Every Employee Is Now a CEO: Rethinking Work, Leadership, and Ownership in the Age of AI
When Mordy Golding took the stage at Juno Journey’s Mastering the AI-Driven Skills Economy meetup in New York, he didn’t talk about disruption, automation, or even the future of learning.
Instead, he asked a more provocative question:
What happens when every employee can lead, not people, but technology itself?
His answer: Every employee becomes a CEO.
From Adobe to AI: The Evolution of a Learner
Golding’s journey is steeped in learning. After a successful career as a Product Manager at Adobe, he became one of the early pioneers of online learning, helping shape lynda.com before it became LinkedIn Learning.
He described those early days as “messy but magical,” a startup full of people obsessed with changing the future of education. “We were all doers,” he recalled. “Everyone had a list of what they were going to do to change the world, managing people just felt like a distraction.”
When LinkedIn acquired Lynda in 2015, everything shifted. For the first time, Golding had to choose between becoming a manager or staying an individual contributor.
LinkedIn’s culture, where “Talent is our number one operating priority,” reframed what leadership could mean. At LinkedIn, individual contributors could grow, earn, and lead just as much as managers. “That,” he said, “was revolutionary.”
The Microsoft Era: Scale, Growth, and the Birth of a New Mindset
When Microsoft acquired LinkedIn a year later, Golding witnessed another transformation — this time, cultural.
Under Satya Nadella’s leadership, Microsoft evolved from “developer, developer, developer” to a company built on learning and growth mindset.
For Golding, this meant one thing: learning at scale.
With a small team that needed to double in size, he realized that the most important person in his professional life wasn’t another engineer — it was his HR business partner.
“Having that partnership changed my entire approach to leadership and learning,” he said. “You can’t scale without investing in people development, and that’s true whether you’re leading 50 humans or 50 AI agents.”
AI as a Team — Not a Tool
When ChatGPT launched in 2022, Golding’s reaction was… measured. “At LinkedIn, we’d been using AI for years,” he said. “Matching skills to jobs, personalizing learning — that was AI. What changed was the accessibility.”
But soon after Microsoft invested billions in OpenAI, the message across the organization was clear: Whatever you build next, it’s going to be AI-powered.

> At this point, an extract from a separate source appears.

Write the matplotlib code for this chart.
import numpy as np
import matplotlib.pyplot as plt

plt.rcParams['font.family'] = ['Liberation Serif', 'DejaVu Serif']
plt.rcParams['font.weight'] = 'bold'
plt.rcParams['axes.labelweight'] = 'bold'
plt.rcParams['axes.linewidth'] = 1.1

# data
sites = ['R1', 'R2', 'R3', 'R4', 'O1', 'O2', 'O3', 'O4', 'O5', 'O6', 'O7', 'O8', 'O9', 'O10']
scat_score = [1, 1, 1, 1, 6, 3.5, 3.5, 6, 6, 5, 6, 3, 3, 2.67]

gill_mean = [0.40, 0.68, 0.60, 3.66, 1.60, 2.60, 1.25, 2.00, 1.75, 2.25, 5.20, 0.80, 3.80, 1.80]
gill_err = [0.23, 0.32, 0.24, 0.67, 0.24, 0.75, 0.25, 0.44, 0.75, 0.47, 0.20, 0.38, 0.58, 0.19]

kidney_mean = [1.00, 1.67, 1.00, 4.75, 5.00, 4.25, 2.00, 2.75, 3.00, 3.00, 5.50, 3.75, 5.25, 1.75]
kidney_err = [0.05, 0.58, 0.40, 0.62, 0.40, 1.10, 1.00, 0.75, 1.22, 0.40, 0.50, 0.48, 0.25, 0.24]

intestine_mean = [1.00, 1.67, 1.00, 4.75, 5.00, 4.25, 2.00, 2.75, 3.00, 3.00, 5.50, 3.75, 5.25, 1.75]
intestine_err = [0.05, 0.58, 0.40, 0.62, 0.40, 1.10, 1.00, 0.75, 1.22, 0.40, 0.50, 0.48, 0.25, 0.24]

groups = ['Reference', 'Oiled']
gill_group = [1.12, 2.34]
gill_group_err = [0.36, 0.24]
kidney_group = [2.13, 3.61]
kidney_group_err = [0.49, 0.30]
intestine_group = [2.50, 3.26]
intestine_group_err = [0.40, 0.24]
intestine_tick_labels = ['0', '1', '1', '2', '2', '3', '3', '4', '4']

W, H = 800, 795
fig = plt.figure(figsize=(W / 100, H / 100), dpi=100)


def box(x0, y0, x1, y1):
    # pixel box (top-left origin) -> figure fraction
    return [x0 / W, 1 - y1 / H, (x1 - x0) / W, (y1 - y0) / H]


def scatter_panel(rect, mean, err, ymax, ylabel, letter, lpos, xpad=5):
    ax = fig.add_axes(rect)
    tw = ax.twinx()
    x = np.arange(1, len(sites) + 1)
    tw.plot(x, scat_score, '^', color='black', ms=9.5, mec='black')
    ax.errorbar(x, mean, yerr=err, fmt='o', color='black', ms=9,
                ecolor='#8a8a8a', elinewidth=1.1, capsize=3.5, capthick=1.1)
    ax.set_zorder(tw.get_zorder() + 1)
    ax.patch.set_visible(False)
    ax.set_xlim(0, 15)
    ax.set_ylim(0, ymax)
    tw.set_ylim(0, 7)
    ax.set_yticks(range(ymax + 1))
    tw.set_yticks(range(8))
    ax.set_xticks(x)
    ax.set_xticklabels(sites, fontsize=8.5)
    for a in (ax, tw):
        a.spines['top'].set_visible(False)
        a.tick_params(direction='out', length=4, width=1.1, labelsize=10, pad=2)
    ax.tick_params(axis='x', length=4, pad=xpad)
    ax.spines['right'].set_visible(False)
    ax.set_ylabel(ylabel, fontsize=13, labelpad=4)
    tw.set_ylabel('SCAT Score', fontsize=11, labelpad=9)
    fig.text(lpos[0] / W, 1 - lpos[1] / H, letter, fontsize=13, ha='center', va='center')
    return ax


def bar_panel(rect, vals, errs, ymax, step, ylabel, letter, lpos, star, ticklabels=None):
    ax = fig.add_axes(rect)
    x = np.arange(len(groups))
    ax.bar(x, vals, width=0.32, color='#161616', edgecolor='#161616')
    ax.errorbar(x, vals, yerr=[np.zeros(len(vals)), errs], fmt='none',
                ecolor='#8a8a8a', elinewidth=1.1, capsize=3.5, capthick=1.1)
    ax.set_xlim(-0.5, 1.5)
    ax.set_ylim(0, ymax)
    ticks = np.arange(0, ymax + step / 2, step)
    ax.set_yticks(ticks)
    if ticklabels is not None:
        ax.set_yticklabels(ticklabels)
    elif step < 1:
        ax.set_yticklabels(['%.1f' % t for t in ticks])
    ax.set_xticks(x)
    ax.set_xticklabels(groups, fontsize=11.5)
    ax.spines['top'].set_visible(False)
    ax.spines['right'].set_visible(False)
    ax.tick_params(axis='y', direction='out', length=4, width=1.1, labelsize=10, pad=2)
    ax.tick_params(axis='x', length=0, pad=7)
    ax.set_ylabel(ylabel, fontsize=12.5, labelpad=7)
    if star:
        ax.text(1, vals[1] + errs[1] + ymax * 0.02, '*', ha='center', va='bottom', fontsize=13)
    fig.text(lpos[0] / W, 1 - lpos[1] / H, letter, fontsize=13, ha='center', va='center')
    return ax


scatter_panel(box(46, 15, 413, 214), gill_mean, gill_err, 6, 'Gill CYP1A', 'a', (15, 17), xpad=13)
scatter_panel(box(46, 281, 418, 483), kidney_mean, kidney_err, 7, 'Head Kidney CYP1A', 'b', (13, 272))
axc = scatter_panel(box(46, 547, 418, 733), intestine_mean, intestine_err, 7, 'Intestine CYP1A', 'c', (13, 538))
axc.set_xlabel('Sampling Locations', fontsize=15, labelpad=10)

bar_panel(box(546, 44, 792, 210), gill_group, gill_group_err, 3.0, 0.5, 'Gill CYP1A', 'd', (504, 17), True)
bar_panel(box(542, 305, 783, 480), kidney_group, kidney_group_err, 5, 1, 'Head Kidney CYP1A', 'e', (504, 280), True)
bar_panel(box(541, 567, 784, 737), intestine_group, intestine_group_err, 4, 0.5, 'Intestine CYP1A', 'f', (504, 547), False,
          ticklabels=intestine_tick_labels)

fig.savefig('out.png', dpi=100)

That directive unlocked something bigger for Golding. He began to see AI not as a tool that humans control, but as a team that humans lead.
“We shouldn’t think of AI like a calculator,” he explained. “A calculator performs a task. AI can make decisions. The intelligence is no longer just in the human, it’s in the system we build, train, and collaborate with.”
To illustrate, he told the story of Jacob Bank, founder of Relay.app, who built an entire “org chart” of AI agents, each responsible for specific business functions, from marketing to event strategy.
“They were making decisions on their own,” Golding said. “He didn’t have a CMO or an ops team — he built one out of code. That’s when it hit me: this is what hybrid work truly means. Humans and agents, side by side.”
Every Employee as a CEO
Golding’s central idea — that every employee is now a CEO — comes from observing this shift firsthand.
In the past, climbing the corporate ladder meant waiting for permission: a title, a promotion, a team.
Today, with AI, that permission structure is gone.
“You can build a team of 50 agents right now,” he said. “No approvals, no budget meetings. Just initiative. That makes you a CEO — not of people, but of capability.”
He describes this as Performance Management 2.0: the ability to lead systems, not just humans. And it requires the same skill set that great leaders have always had — clear direction, measurable outcomes, and emotional intelligence.
“If you can’t lead an AI agent,” he asked, “how will you lead a human?”
From Career Ladders to Skill Maps
Golding’s redefinition of work aligns closely with what many L&D leaders are already seeing: the shift from roles to skills.
At LinkedIn, he recalls CEO Ryan Roslansky framing it simply — jobs aren’t static titles anymore; they’re collections of tasks that evolve with technology.
That’s why, Golding argued, reskilling must start with unbundling work:
“What are the actual tasks you do? Which of those can AI do? Which require human judgment? Once you map that, you can start designing work that scales with you.”
This mindset, he said, frees people from the fear of obsolescence. The goal isn’t to protect a title — it’s to continuously expand your impact.
The New Leadership Equation
Golding ended his talk with a challenge, one that resonated deeply with every L&D and HR leader in the room:
“If the old career path was: ‘Get promoted, earn resources, grow your team,’
the new path is: ‘Build your agents, prove your capability, earn your impact.’”
The message was clear:
Leadership is no longer about how many people report to you.
It’s about how much value you can create, with the humans and machines that now work alongside you.
The Takeaway
In the AI-driven skills economy, leadership has been democratized.
Whether you manage a department or a single AI workflow, you have the power to design, direct, and deliver meaningful impact.
“Every employee is a CEO now,” Golding concluded.
“The only question is, what kind of company are you building?”